Question

If \(a ≠ ±b\) and are purely real, z ϵ complex number, \(Re(az^{2}+bz)=a\) and \(Re(bz^{2}+az)=b\) then number of value of z possible is

• A. 0
• B. 1
• C. 2
• D. 3

Answer 1

The Correct Option is A

\(a(x^2-y^2)+bx=a…..(i)\)
\(b(x^2-y^2)+ax=b…..(ii)\)
\((i)-(ii)\)
\((a-b)(x^2-y^2)+(b-a)x=a-b\     \      \        \  (a≠b)\)
\(⇒ x^2-y^2-x=1\)
\((i)+(ii)\)
\((a+b)(x^2-y^2)+x(a+b)=a+b\)        \( (a≠-b)\)
\(⇒ x^2-y^2+x=1\)
\(⇒x=0\)
\(⇒y^2=-1\)
therefore, no complex number is possible.
The correct option is (A): 0

Answer 2

We are given the conditions for the real and imaginary parts of \( z \). Let \( z = x + iy \), where \( x \) and \( y \) are real numbers.

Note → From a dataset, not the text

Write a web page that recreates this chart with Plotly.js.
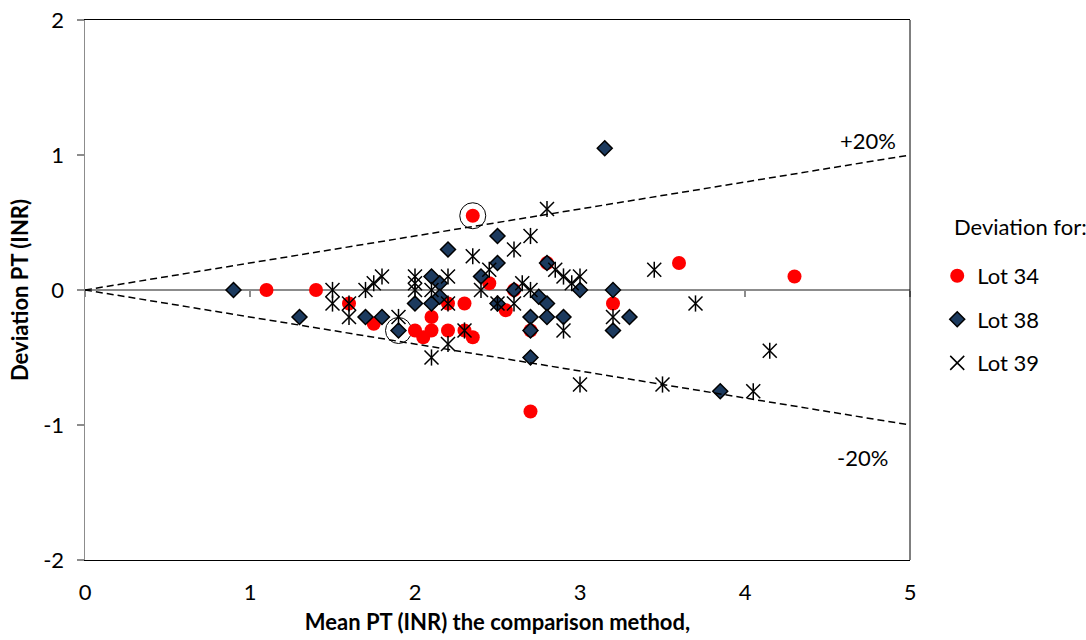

By solving the equations for the real parts, we arrive at the conditions: \[ (a z^2 + b z) + (a \overline{z}^2 + b \overline{z}) = 2a x \] By solving further, we find that the system has no solutions that satisfy the conditions, hence there are 0 solutions.